▸ **Collected material**

————————

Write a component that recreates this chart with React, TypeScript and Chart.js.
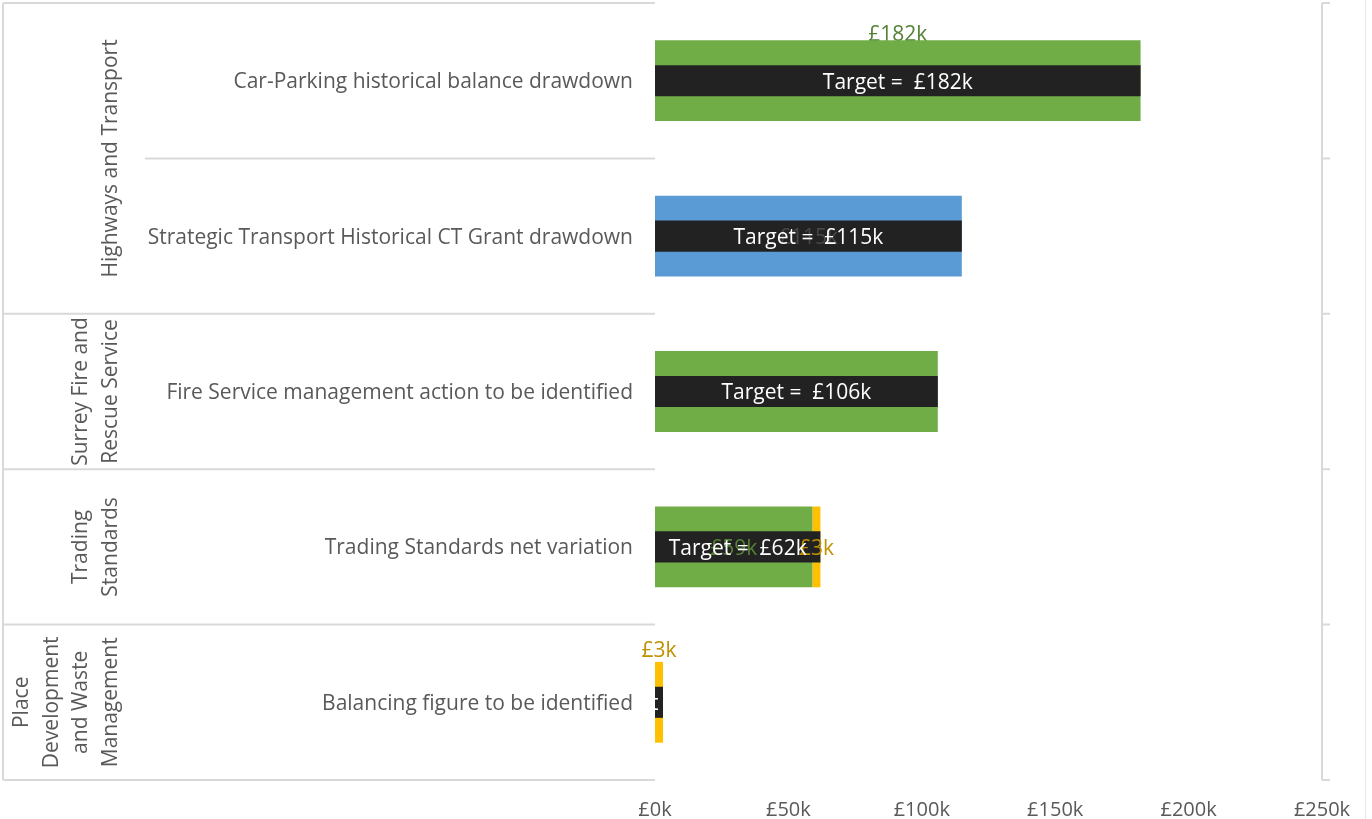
import React, { useEffect, useRef } from "react";
import { Chart, registerables } from "chart.js";

Chart.register(...registerables);

const categories = [
  "Car-Parking historical balance drawdown",
  "Strategic Transport Historical CT Grant drawdown",
  "Fire Service management action to be identified",
  "Trading Standards net variation",
  "Balancing figure to be identified",
];
const groupNames = [
  ["Highways and Transport"],
  ["Surrey Fire and", "Rescue Service"],
  ["Trading", "Standards"],
  ["Place", "Development", "and Waste", "Management"],
];
const groupSizes = [2, 1, 1, 1];
const greenValues = [182, 0, 106, 59, 0];
const blueValues = [0, 115, 0, 0, 0];
const yellowValues = [0, 0, 0, 3, 3];
const targetValues = [182, 115, 106, 62, 3];
const xMax = 250;
const xStep = 50;

const FONT = "'Open Sans', 'DejaVu Sans', sans-serif";
const GREY_TEXT = "#595959";
const LINE = "#D9D9D9";
const TEXT_DY = 2;

// dataset index: 0 target, 1 green, 2 blue, 3 yellow
type Rule = { ds: number; i: number; mode: "above" | "center"; dy?: number; color: string };
const labelRules: Rule[] = [
  { ds: 1, i: 0, mode: "above", dy: -7, color: "#548235" },
  { ds: 2, i: 1, mode: "center", color: "#474747" },
  { ds: 1, i: 3, mode: "center", color: "#548235" },
  { ds: 3, i: 3, mode: "center", color: "#BF9000" },
  { ds: 3, i: 4, mode: "above", dy: -13, color: "#BF9000" },
];

const fmt = (v: number) => `£${v}k`;

function rowBounds(chart: any) {
  const { chartArea: ca, scales } = chart;
  const y = scales.y;
  const n = categories.length;
  const centers = categories.map((_, i) => y.getPixelForValue(i));
  const b = [ca.top];
  for (let i = 0; i < n - 1; i++) b.push((centers[i] + centers[i + 1]) / 2);
  b.push(ca.bottom);
  return b;
}

function drawSeriesLabel(chart: any, r: Rule) {
  const ctx = chart.ctx;
  const el: any = chart.getDatasetMeta(r.ds).data[r.i];
  if (!el) return;
  const cx = (el.x + el.base) / 2;
  const cy = (r.mode === "above" ? el.y - el.height / 2 + (r.dy || 0) : el.y) + TEXT_DY;
  const ds: any = chart.data.datasets[r.ds];
  ctx.save();
  ctx.font = `21px ${FONT}`;
  ctx.fillStyle = r.color;
  ctx.textAlign = "center";
  ctx.textBaseline = "middle";
  ctx.fillText(fmt(ds.data[r.i]), cx, cy);
  ctx.restore();
}

const decorPlugin = {
  id: "decor",
  beforeDatasetsDraw(chart: any) {
    const { ctx, chartArea: ca } = chart;
    const bounds = rowBounds(chart);
    const n = categories.length;
    const groupBounds = [0];
    let acc = 0;
    groupSizes.forEach((s) => {
      acc += s;
      groupBounds.push(acc);
    });
    const leftX = 3;
    ctx.save();
    ctx.strokeStyle = LINE;
    ctx.lineWidth = 2;
    ctx.beginPath();
    ctx.moveTo(leftX, ca.top);
    ctx.lineTo(leftX, ca.bottom);
    for (let i = 0; i <= n; i++) {
      const yy = bounds[i];
      const isGroup = groupBounds.includes(i);
      ctx.moveTo(isGroup ? leftX : 145, yy);
      ctx.lineTo(ca.left, yy);
    }
    ctx.moveTo(ca.right, ca.top);
    ctx.lineTo(ca.right, ca.bottom);
    bounds.forEach((b) => {
      ctx.moveTo(ca.right, b);
      ctx.lineTo(ca.right + 8, b);
    });
    ctx.stroke();
    ctx.lineWidth = 1;
    ctx.strokeStyle = "#E6E6E6";
    ctx.beginPath();
    ctx.moveTo(chart.width - 6.5, 0);
    ctx.lineTo(chart.width - 6.5, chart.height);
    ctx.stroke();

    ctx.fillStyle = GREY_TEXT;
    ctx.font = `21px ${FONT}`;
    ctx.textAlign = "center";
    ctx.textBaseline = "middle";
    groupNames.forEach((lines, g) => {
      const yTop = bounds[groupBounds[g]];
      const yBot = bounds[groupBounds[g + 1]];
      const cy = (yTop + yBot) / 2;
      lines.forEach((line, li) => {
        const cx = 111 - (lines.length - 1 - li) * 29.5;
        ctx.save();
        ctx.translate(cx, cy);
        ctx.rotate(-Math.PI / 2);
        ctx.fillText(line, 0, 0);
        ctx.restore();
      });
    });
    ctx.restore();

    labelRules.filter((r) => r.mode === "above" && r.ds === 1).forEach((r) => drawSeriesLabel(chart, r));
  },
  afterDatasetsDraw(chart: any) {
    const ctx = chart.ctx;
    labelRules.filter((r) => !(r.mode === "above" && r.ds === 1)).forEach((r) => drawSeriesLabel(chart, r));
    const meta = chart.getDatasetMeta(0);
    meta.data.forEach((el: any, i: number) => {
      const left = Math.min(el.x, el.base);
      const w = Math.abs(el.x - el.base);
      const top = el.y - el.height / 2;
      ctx.save();
      ctx.beginPath();
      ctx.rect(left, top, w, el.height);
      ctx.clip();
      ctx.font = `21px ${FONT}`;
      ctx.fillStyle = "#FFFFFF";
      ctx.textAlign = "center";
      ctx.textBaseline = "middle";
      ctx.fillText(`Target =  ${fmt(targetValues[i])}`, left + w / 2, el.y + TEXT_DY);
      ctx.restore();
    });
  },
};

export default function App() {
  const ref = useRef<HTMLCanvasElement | null>(null);
  useEffect(() => {
    if (!ref.current) return;
    const seriesOpts = {
      stack: "s",
      grouped: false,
      categoryPercentage: 1,
      barPercentage: 0.52,
      borderWidth: 0,
      order: 1,
    };
    const chart = new Chart(ref.current, {
      type: "bar",
      data: {
        labels: categories,
        datasets: [
          {
            label: "Target",
            data: targetValues,
            backgroundColor: "#222222",
            stack: "t",
            grouped: false,
            categoryPercentage: 1,
            barPercentage: 0.2,
            borderWidth: 0,
            order: 0,
          } as any,
          { label: "Green", data: greenValues, backgroundColor: "#70AD47", ...seriesOpts } as any,
          { label: "Blue", data: blueValues, backgroundColor: "#5B9BD5", ...seriesOpts } as any,
          { label: "Yellow", data: yellowValues, backgroundColor: "#FFC000", ...seriesOpts } as any,
        ],
      },
      options: {
        indexAxis: "y",
        responsive: false,
        animation: false,
        layout: { padding: { top: 3, right: 50, left: 0, bottom: 0 } },
        plugins: {
          legend: { display: false },
          tooltip: { enabled: false },
        },
        scales: {
          x: {
            stacked: true,
            min: 0,
            max: xMax,
            grid: { display: false },
            border: { display: false },
            ticks: {
              stepSize: xStep,
              color: GREY_TEXT,
              font: { family: FONT, size: 20 },
              padding: 10,
              callback: (v: any) => fmt(Number(v)),
            },
            afterFit: (s: any) => {
              s.height = 39;
            },
          },
          y: {
            stacked: true,
            grid: { display: false },
            border: { display: false },
            ticks: {
              color: GREY_TEXT,
              font: { family: FONT, size: 21 },
              padding: 14,
              labelOffset: 1.5,
            },
            afterFit: (s: any) => {
              s.width = 655;
              s.paddingTop = 0;
              s.paddingBottom = 0;
            },
          },
        },
      } as any,
      plugins: [decorPlugin],
    });
    return () => chart.destroy();
  }, []);
  return (
    <div style={{ position: "absolute", left: 0, top: 0, width: 1372, height: 819 }}>
      <canvas ref={ref} width={1372} height={819} style={{ display: "block" }} />
    </div>
  );
}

————————

▸ **Work to complete**
The lines from the top of the data above through the one holding "const fmt = (v: number)" are to be repeated exactly, and only those, with no pictures.

▸ **Response below**
Write a component that recreates this chart with React, TypeScript and Chart.js.
import React, { useEffect, useRef } from "react";
import { Chart, registerables } from "chart.js";

Chart.register(...registerables);

const categories = [
  "Car-Parking historical balance drawdown",
  "Strategic Transport Historical CT Grant drawdown",
  "Fire Service management action to be identified",
  "Trading Standards net variation",
  "Balancing figure to be identified",
];
const groupNames = [
  ["Highways and Transport"],
  ["Surrey Fire and", "Rescue Service"],
  ["Trading", "Standards"],
  ["Place", "Development", "and Waste", "Management"],
];
const groupSizes = [2, 1, 1, 1];
const greenValues = [182, 0, 106, 59, 0];
const blueValues = [0, 115, 0, 0, 0];
const yellowValues = [0, 0, 0, 3, 3];
const targetValues = [182, 115, 106, 62, 3];
const xMax = 250;
const xStep = 50;

const FONT = "'Open Sans', 'DejaVu Sans', sans-serif";
const GREY_TEXT = "#595959";
const LINE = "#D9D9D9";
const TEXT_DY = 2;

// dataset index: 0 target, 1 green, 2 blue, 3 yellow
type Rule = { ds: number; i: number; mode: "above" | "center"; dy?: number; color: string };
const labelRules: Rule[] = [
  { ds: 1, i: 0, mode: "above", dy: -7, color: "#548235" },
  { ds: 2, i: 1, mode: "center", color: "#474747" },
  { ds: 1, i: 3, mode: "center", color: "#548235" },
  { ds: 3, i: 3, mode: "center", color: "#BF9000" },
  { ds: 3, i: 4, mode: "above", dy: -13, color: "#BF9000" },
];

const fmt = (v: number) => `£${v}k`;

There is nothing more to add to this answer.